QUOTE: “Someone ought to really try & draw out a TRUTHFUL comparison that’s based on LISTENS that will really show people how these services stack up against one another (streams vs one-to-one “radio” streams vs radio broadcasts). ”
OMG, ive been asking for something like that since I came to this site..
The information is out there, it needs to be actually pulled together and averaged..
How does this $.0013 compare to what other radio-ish sites are paying?
It’s all in the same neighbourhood.
The problem is if Apple kicks you out of iTunes if you say no to streaming — which I do:
https://www.digitalmusicnews.com/permalink/2013/20130625apple#yQrCE1zAQwREda_PW3Y-bg
Where is the rest of the agreement so that we can see what those capitalized terms mean?
Also, do you have a publishing agreement you can print too so that we can see the full picture?
This is lower than the statutory rate for non-interactive streams, meaning this service will pay lower fees than Pandora or other internet radio stations.

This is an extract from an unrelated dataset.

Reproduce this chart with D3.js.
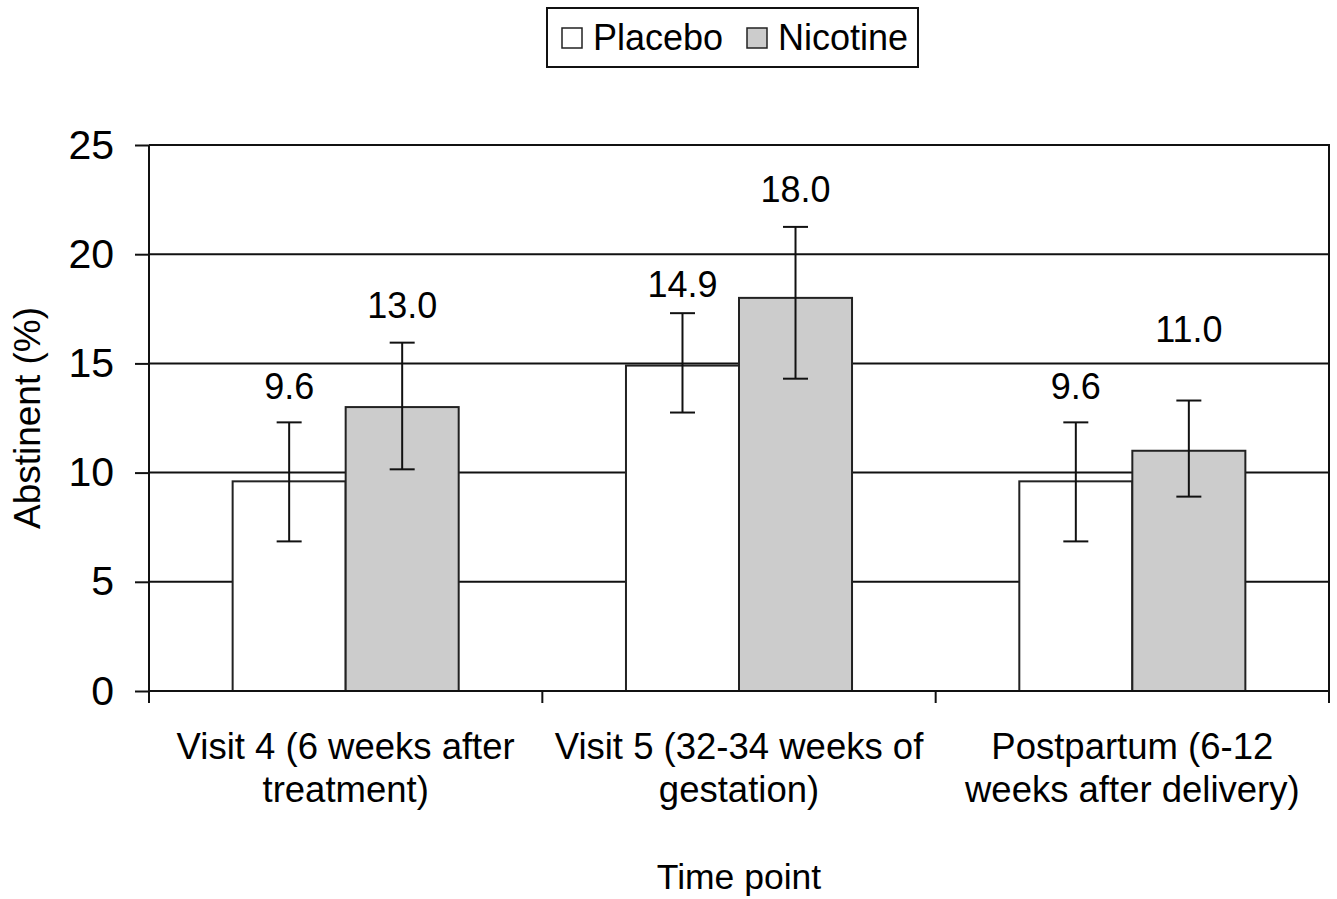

Meaning artists get less.
This is what happens when too much power gets concentrated. This is also what happens when statutory rates are artificially high: it gives major players an incentive to negotiate direct deals, which will always tend to favor the major players.
I’ve read so many comments on this site where folks cheerlead the demise of Pandora. Careful what you ask for. If/when Pandora is gone, you’ll be left with deals like these & you will be royally screwed. You do not factor into Apple’s thinking unless you are a major.
Sometimes less is more, Apple has a few customers out there. Developers pay Apple 30% for the use of their network and Client base, our Apps aim to pay a 10% royalty to the Copyright Owner and a 20.20% return to the creator of any Ring-Tone created, by our Software, with a 30% break up for Platform owner such as Apple, Android, Windows 8: all based on a $0.99 selling cost for each Ring-Tone uploaded by others.[http://ipadharmony.yolasite.com]
These rates are ridiculous. Enough already!
We simply cannot believe a movement hasn’t started whereas all artists (and labels) stop being the enabler for services such as these….
I guess we’ll have to kick start the movement!! Can’t wait!